1B Jeff Bagwell, had there been no PED allegations, would have gone in at the very least on this year's ballot. Despite playing for most of his career in a pitcher's park, he put up incredible offensive numbers. He was also a very durable player up until his career-ending shoulder injury, appearing in at least 140 games every non-strike season from 1991 through 2004. He won the NL 1994 MVP, hitting an amazing .368/.451/.750 in that shortened season, and finished the top ten in voting five other times. He finished his career with 488 doubles and 449 home runs, and with a normal decline phase would haved easily passed the 500 barrier in both categories. His career 149 OPS+ ranks 38th all-time, ahead of Hall of Fame sluggers like Hack Wilson, Eddie Matthews, and Harmon Killebrew.

LF Tim Raines had the unfortunate luck to be a contemporary of Rickey Henderson. He was a great leadoff hitter, getting on base at a .385 clip, and stealing bases at an 85% success rate.

DH Edgar Martinez would be the first Hall of Famer who spent the majority of his career as a DH. Even if you feel that a player who didn't play the field shouldn't be voted in, you must acknowledge his fantastic ability to hit; he bested a 150 OPS+ in a season eight times, and finished his career with a .312/.418/.515 career batting line (147 OPS+).

SS Allan Trammel for some reason isn't getting the traction that his teammate Jack Morris has gotten, but I feel he's much more deserving than Morris. I'm not sure how a shortstop who was good for a very long career and a major star on several teams isn't getting votes. He was a good shortstop into his late 30s, retiring one season after his long-time double play partner Lou Whittaker.

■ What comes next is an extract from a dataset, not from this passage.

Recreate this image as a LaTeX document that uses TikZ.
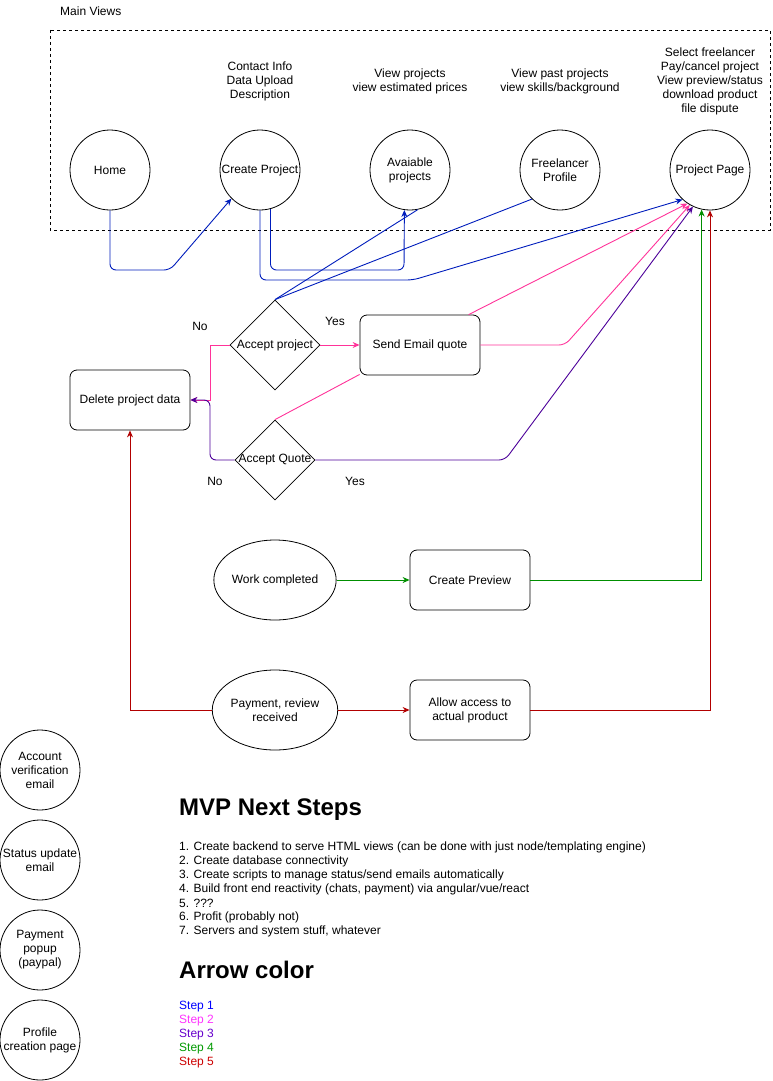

1B Mark McGwire, at least until Bonds and Clemens appear on the ballot, will be the face of the Steroid Era in the eyes of the voters. Because he captured the imaginations of fans and writers alike during his record-setting 1998 season, his admission that he used PEDs has turned his best fans into his bitterest enemies, and a lot of those enemies have ballots.

RF Larry Walker was a fantastic defender in right field, winning seven Gold Gloves as a corner outfielder*. He is probably being penalized for having his best offensive seasons in Colorado, but he still a very good hitter when he played much closer to sea level in his last two seasons.

CF Bernie Williams will probably remain on the ballot for the full 15 years, but may work his way into the Hall as his career is re-examined a la Blyleven. It's strange that a former Yankee is underrated, but I actually think this is case with Williams. In his prime he was both a fantastic defensive center fielder in a difficult home park and a middle-of-the-order slugger in a star-studded lineup.

Not in but close

CL Lee Smith was one of the first of the "modern" closers to reach the ballot, but if you compare him with Trevor Hoffmann or Mariano Rivera, he falls well short of the evolving standards for closers.

1B Rafael Palmeiro, despite reaching the 3,000 hit mark, his offensive resume is well below those of contemporaries Jeff Bagwell, Mark McGwire, and Frank Thomas. He's a marginal Hall of Famer in my opinion, so the positive PED test moves him under the threshold.

1B Fred McGriff. Not a whole lot to say about him, other than that he's a marginal candidate.

RF Juan Gomzalez, had his hamstring cooperated, may have put himself over the line. After his fine 2001 season with the Indians, he seemed primed for a nice decline phase, but he just couldn't stay on the field.

RHP Jack Morris was a very good pitcher, but he just doesn't have the type of peak that I usually look for. His best season by ERA+ was 1979 (133), and best by WAR was 1987. He finished in the top 5 of Cy Young voting 5 times. There aren't many starters who had their primes in the 1980s in the Hall of Fame, but that's because I just think it was a fallow period; being among the best of a weak group doesn't signify greatness.

*Until recently, Gold Gloves were given to the best three outfielders in a league regardless of position. So center fielders normally took home all three Gold Gloves.